There's been a sea change in web design since 2004, but most people haven't even noticed. From personal blogs to major portals, web designers have been getting the memo, and putting in a huge amount of work to upgrade their HTML behind the scenes.
Netscape 1.1 introduce the TABLE tag, and web design hasn't been the same since. In the late nineties most of a web designer's time was sorting out how to slice beautiful photoshop designs from marketing into workable HTML tables. Tools of the trade included an intimate knowledge of borders and padding, top margin differences between browsers, and the omnipresent "single pixel gif trick".
Eventually, IE3 and Netscape 4 picked and chose bits of an upcoming Cascading Style Sheets (CSS) W3C proposal. The bits they chose in common freed designers from embedding colors and font faces in their HTML, while the other bits broke layouts horribly. Recent web design software such as Adobe GoLive CS and Dreamweaver MX gave a nod to CSS2, but largely as an unwieldy afterthought. Most designers persisted in thinking of CSS as a skinning language, suitable for changing colors, textures, and fonts, but not the overall look and feel; and tables lived on.

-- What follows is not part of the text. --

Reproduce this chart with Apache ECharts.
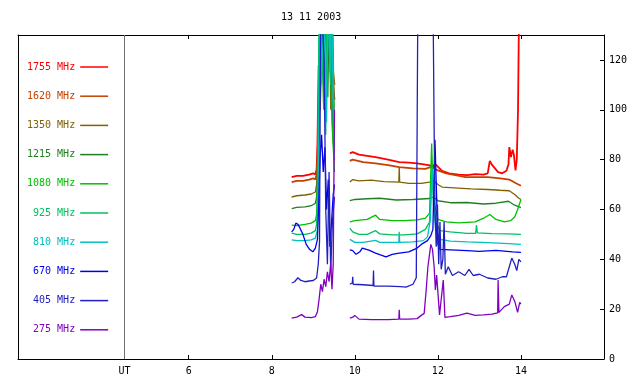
<!DOCTYPE html>
<html>
<head>
<meta charset="utf-8">
<script src="https://cdn.jsdelivr.net/npm/echarts@6/dist/echarts.min.js"></script>
<style>
  html, body { margin: 0; padding: 0; background: #fff; }
  #main { width: 640px; height: 384px; }
</style>
</head>
<body>
<div id="main"></div>
<script>
// time in UT hours, flux values; '-' marks the data gap
var f1755 = [[8.48,73],[8.6,73.5],[8.75,73.5],[8.9,74],[9.0,74.5],[9.05,74],[9.08,76],[9.1,86],[9.13,118],[9.16,100],[9.2,125],[9.24,150],[9.28,140],[9.32,150],[9.36,150],[9.4,150],[9.44,145],[9.47,112],[9.51,104],
  [9.7,'-'],
  [9.88,82.5],[9.95,83],[10.1,82],[10.3,81.5],[10.5,81],[10.8,80],[11.07,79],[11.3,78.8],[11.5,78.5],[11.7,78],[11.87,77.5],[11.95,78],[12.1,75.5],[12.27,74.5],[12.5,74],[12.7,73.8],[12.9,74.2],[13.1,74],[13.2,74.5],[13.25,79.5],[13.3,78],[13.35,77],[13.45,75],[13.55,74.5],[13.65,75.5],[13.7,78],[13.72,85],[13.76,81],[13.8,84],[13.83,82],[13.87,75.7],[13.9,80],[13.93,100],[13.96,150]];
var f1620 = [[8.48,71],[8.6,71.5],[8.75,71.5],[8.9,72],[9.0,72.5],[9.05,72],[9.08,74],[9.1,80],[9.13,95],[9.17,115],[9.2,140],[9.25,150],[9.3,135],[9.34,150],[9.38,120],[9.42,150],[9.46,118],[9.51,110],
  [9.7,'-'],
  [9.88,79.5],[9.95,80],[10.2,79],[10.5,78.5],[10.8,77.8],[11.07,77],[11.4,76.5],[11.7,76.3],[11.87,77.3],[11.95,76],[12.2,74.5],[12.67,73],[13.2,73],[13.5,72.5],[13.72,72],[13.88,70.5],[14.0,69.5]];
var f1350 = [[8.48,65],[8.6,65.5],[8.8,65.8],[8.95,66.2],[9.05,67],[9.08,70],[9.1,78],[9.14,90],[9.18,130],[9.22,150],[9.26,110],[9.3,150],[9.34,140],[9.38,150],[9.42,100],[9.46,130],[9.51,95],
  [9.7,'-'],
  [9.88,71],[9.95,72],[10.1,71.5],[10.4,71.8],[10.7,71.2],[11.06,71],[11.07,77],[11.08,71],[11.3,70.5],[11.6,70.5],[11.8,71],[11.9,71.5],[12.0,70],[12.1,69],[12.4,68.7],[12.8,68.3],[13.2,68],[13.5,67.7],[13.72,67.5],[13.85,66],[13.95,64.5],[14.0,64]];
var f1215 = [[8.48,60.3],[8.6,60.8],[8.8,61],[8.95,61.5],[9.05,62.5],[9.08,65],[9.11,75],[9.15,100],[9.19,150],[9.23,120],[9.27,150],[9.31,150],[9.35,105],[9.39,150],[9.43,130],[9.47,90],[9.51,80],
  [9.7,'-'],
  [9.88,63.5],[10.0,64],[10.3,64.3],[10.6,64.5],[11.0,63.8],[11.4,64],[11.8,64.4],[11.9,65],[12.0,63.5],[12.3,62.7],[12.7,62.8],[13.1,62.2],[13.4,62.5],[13.7,63.3],[13.85,61.7],[14.0,60.7]];
var f1080 = [[8.48,53.7],[8.6,53.5],[8.8,54],[8.95,54.5],[9.05,55.5],[9.08,58],[9.1,70],[9.13,110],[9.17,150],[9.21,150],[9.25,100],[9.29,150],[9.33,125],[9.37,150],[9.41,150],[9.45,95],[9.51,75],
  [9.7,'-'],
  [9.88,55],[10.0,55.5],[10.3,56],[10.5,57.7],[10.6,56],[10.9,55.5],[11.2,55.5],[11.5,55.8],[11.7,56.5],[11.8,58.5],[11.85,86.5],[11.88,70],[11.92,62],[12.0,56],[12.2,55],[12.5,54.6],[12.9,55],[13.1,56.5],[13.25,58],[13.4,56],[13.6,55],[13.75,55.5],[13.85,57],[13.92,60],[14.0,64]];
var f925 = [[8.48,50.5],[8.6,50],[8.8,50],[8.95,50.5],[9.05,51.5],[9.08,54],[9.11,68],[9.14,150],[9.18,150],[9.22,120],[9.26,150],[9.3,90],[9.34,150],[9.38,150],[9.42,110],[9.46,150],[9.51,85],
  [9.7,'-'],
  [9.88,52.5],[9.95,51],[10.1,50],[10.3,50],[10.5,51.5],[10.6,50.2],[10.9,49.8],[11.2,49.8],[11.5,50.2],[11.7,52],[11.8,55],[11.86,77],[11.9,62],[11.95,55],[12.05,51.5],[12.3,51],[12.7,50.4],[12.91,50.4],[12.93,53.7],[12.95,50.6],[13.3,50.3],[13.7,50.2],[14.0,50]];
var f810 = [[8.48,47.8],[8.6,47.5],[8.8,47.5],[8.95,47.8],[9.05,48.5],[9.1,52],[9.13,80],[9.16,150],[9.2,110],[9.24,150],[9.28,150],[9.32,95],[9.36,150],[9.4,115],[9.44,150],[9.48,100],[9.51,80],
  [9.7,'-'],
  [9.88,48],[10.0,46.8],[10.2,46.8],[10.5,47.6],[10.6,46.8],[10.9,46.8],[11.06,46.8],[11.07,51],[11.08,46.8],[11.4,47],[11.65,47.5],[11.75,49],[11.82,56],[11.86,76],[11.9,60],[11.95,52],[12.05,48],[12.3,47.3],[12.7,47],[13.2,46.7],[13.7,46.3],[14.0,46]];
var f670 = [[8.48,51],[8.53,52],[8.58,54.5],[8.63,54],[8.68,52.5],[8.75,50],[8.83,46],[8.91,44],[8.99,43],[9.05,44.5],[9.1,48],[9.13,62],[9.16,80],[9.2,90],[9.24,75],[9.28,85],[9.32,60],[9.36,72],[9.4,45],[9.44,55],[9.48,66],[9.51,70],
  [9.7,'-'],
  [9.88,43.8],[9.95,43.5],[10.03,42],[10.12,43],[10.18,44.5],[10.34,43.7],[10.5,42.5],[10.75,41],[10.9,42],[11.07,42.5],[11.3,43],[11.5,44.5],[11.63,46.3],[11.75,47.5],[11.83,49.5],[11.88,52],[11.93,88],[11.97,65],[12.0,46],[12.05,44],[12.3,43.8],[12.7,43.5],[13.0,43.2],[13.4,43.6],[13.8,43],[14.0,42.8]];
var f405 = [[8.48,30.5],[8.55,31],[8.63,32.6],[8.7,31.5],[8.8,31],[8.9,31.3],[9.0,31.5],[9.08,32.5],[9.12,38],[9.15,47],[9.18,150],[9.22,150],[9.26,120],[9.3,60],[9.34,38],[9.38,75],[9.42,35],[9.46,55],[9.51,65],
  [9.7,'-'],
  [9.88,30],[9.94,30.5],[9.95,33],[9.96,30],[10.2,29.8],[10.44,29.5],[10.45,35.5],[10.46,29.3],[10.8,29.2],[11.1,29],[11.23,28.8],[11.4,30],[11.48,32.6],[11.52,150],[11.88,150],[11.91,92],[11.93,60],[11.96,45],[11.99,62],[12.02,38],[12.05,55],[12.08,36],[12.12,40],[12.15,55],[12.18,34],[12.25,37],[12.35,33.5],[12.5,35],[12.65,33.5],[12.75,36],[12.85,33.5],[13.0,34],[13.2,32.5],[13.4,32],[13.55,33],[13.65,33],[13.72,37],[13.78,40.5],[13.85,38],[13.9,35.5],[13.95,40],[14.0,39]];
var f275 = [[8.48,16.4],[8.6,16.8],[8.72,17.8],[8.8,16.8],[8.95,16.6],[9.05,17],[9.1,19],[9.14,24],[9.18,30],[9.22,27],[9.26,32],[9.3,29],[9.34,35],[9.38,31],[9.42,38.5],[9.45,28],[9.48,38],[9.51,100],
  [9.7,'-'],
  [9.88,16.4],[9.95,16.8],[10.0,17.5],[10.1,16],[10.4,15.8],[10.8,15.8],[11.06,16],[11.07,19.7],[11.08,16],[11.3,16],[11.5,16.2],[11.6,17.5],[11.67,18.3],[11.72,28],[11.76,37],[11.83,46],[11.87,44],[11.91,37],[11.94,27.7],[11.97,33.7],[12.04,17.7],[12.13,31.7],[12.17,16.7],[12.3,17],[12.5,17.5],[12.7,18.4],[12.9,17.5],[13.1,17.7],[13.3,18],[13.44,18.5],[13.45,31.7],[13.47,18.7],[13.6,21],[13.72,22],[13.78,25.7],[13.85,23.2],[13.92,18.7],[13.97,22.7],[14.0,22]];

var names = ['1755 MHz','1620 MHz','1350 MHz','1215 MHz','1080 MHz','925 MHz','810 MHz','670 MHz','405 MHz','275 MHz'];
var colors = ['#ff0000','#c84000','#806000','#208020','#00c000','#00c060','#00c0c0','#0000f0','#2020c0','#8000c0'];
var values = [f1755, f1620, f1350, f1215, f1080, f925, f810, f670, f405, f275];

var xTicks = [6, 8, 10, 12, 14];
var yTicks = [0, 20, 40, 60, 80, 100, 120];
var utPos = 4.455;

var font = 'DejaVu Sans Mono';

var series = [];
for (var i = 0; i < names.length; i++) {
  var s = {
    name: names[i],
    type: 'line',
    data: values[i],
    color: colors[i],
    showSymbol: false,
    symbol: 'none',
    clip: true,
    lineStyle: { color: colors[i], width: i < 2 ? 1.8 : 1.3 },
    emphasis: { disabled: true }
  };
  if (i == 0) {
    s.markLine = {
      silent: true,
      symbol: 'none',
      label: { show: false },
      lineStyle: { color: '#707070', width: 1, type: 'solid' },
      data: [{ xAxis: utPos }]
    };
  }
  series.push(s);
}

var legendData = [];
for (var j = 0; j < names.length; j++) {
  legendData.push({ name: names[j], textStyle: { color: colors[j] } });
}

var myChart = echarts.init(document.getElementById('main'));
var option = {
  animation: false,
  backgroundColor: '#ffffff',
  title: {
    text: '13 11 2003',
    left: 281,
    top: 12,
    padding: 0,
    textStyle: { fontFamily: font, fontSize: 10, fontWeight: 'normal', color: '#000' }
  },
  legend: {
    orient: 'vertical',
    left: 27,
    top: 61,
    padding: 0,
    align: 'right',
    icon: 'rect',
    itemWidth: 28,
    itemHeight: 1.5,
    itemGap: 17.2,
    selectedMode: false,
    formatter: function (n) { return n.padStart(8, ' '); },
    textStyle: { fontFamily: font, fontSize: 10, lineHeight: 12 },
    data: legendData
  },
  grid: { left: 18, right: 36, top: 35, bottom: 25, containLabel: false },
  xAxis: [{
    type: 'value',
    min: 1.89,
    max: 16,
    position: 'bottom',
    axisLine: { show: true, onZero: false, lineStyle: { color: '#000', width: 1 } },
    axisTick: { show: true, inside: true, length: 4, customValues: xTicks, lineStyle: { color: '#000' } },
    axisLabel: {
      customValues: [utPos].concat(xTicks),
      formatter: function (v) { return v < 5 ? 'UT' : String(v); },
      fontFamily: font, fontSize: 10, color: '#000', margin: 7
    },
    splitLine: { show: false }
  }, {
    type: 'value',
    min: 1.89,
    max: 16,
    position: 'top',
    axisLine: { show: true, onZero: false, lineStyle: { color: '#000', width: 1 } },
    axisTick: { show: true, inside: true, length: 4, customValues: xTicks, lineStyle: { color: '#000' } },
    axisLabel: { show: false },
    splitLine: { show: false }
  }],
  yAxis: [{
    type: 'value',
    min: 0,
    max: 130,
    position: 'right',
    axisLine: { show: true, onZero: false, lineStyle: { color: '#000', width: 1 } },
    axisTick: { show: true, inside: true, length: 4, customValues: yTicks, lineStyle: { color: '#000' } },
    axisLabel: { customValues: yTicks, fontFamily: font, fontSize: 10, color: '#000', margin: 5 },
    splitLine: { show: false }
  }, {
    type: 'value',
    min: 0,
    max: 130,
    position: 'left',
    axisLine: { show: true, onZero: false, lineStyle: { color: '#000', width: 1 } },
    axisTick: { show: false },
    axisLabel: { show: false },
    splitLine: { show: false }
  }],
  series: series
};
myChart.setOption(option);
</script>
</body>
</html>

In the meantime, someone wrote the memo. Maybe it was Jeffrey Zeldman, reknowned for promoting CSS standards, who posted From Table Hacks to CSS Layouts: A Web Designer's Journey in February 2001.
One of the earliest converts can find is Drew McLellan. His Turning the Tables: How I Learned to Stop Worrying and Love Web Standards is dated 3 June 2001. As Drew points out, "the longer we delay moving to these new technologies, the longer we have to put up with bad browsers and bad working methods."
Adventurous (and masochistic) designers everywhere began to circulate the idea, largely by agreeing "To Hell with Bad Browsers" and counting on IE5.5, Firefox, and Opera to make these standards based designs accessible to the rest of the world.
So who's gotten the memo? As of summer 2005, it's hard to predict without checking the source code. AT&T and Sprint got the memo, but not Verizon. MSN got the memo, but not Yahoo. Even within a company like Google, grounded on web standards evangelism, some divisions got the memo but not others.
The most powerful demonstration of why CSS2 design is a good thing can be found at:
Every page uses the same HTML, and changes only the style sheet. Yes, you read that right. As you browse from design to design, the HTML does not change. This is a godsend for the automated publishing world, and any company not moving to this approach has only themselves to blame for the loss of productivity and stagnation of design that results from comingling layout (marked up with tables) with content (marked up with semantic HTML).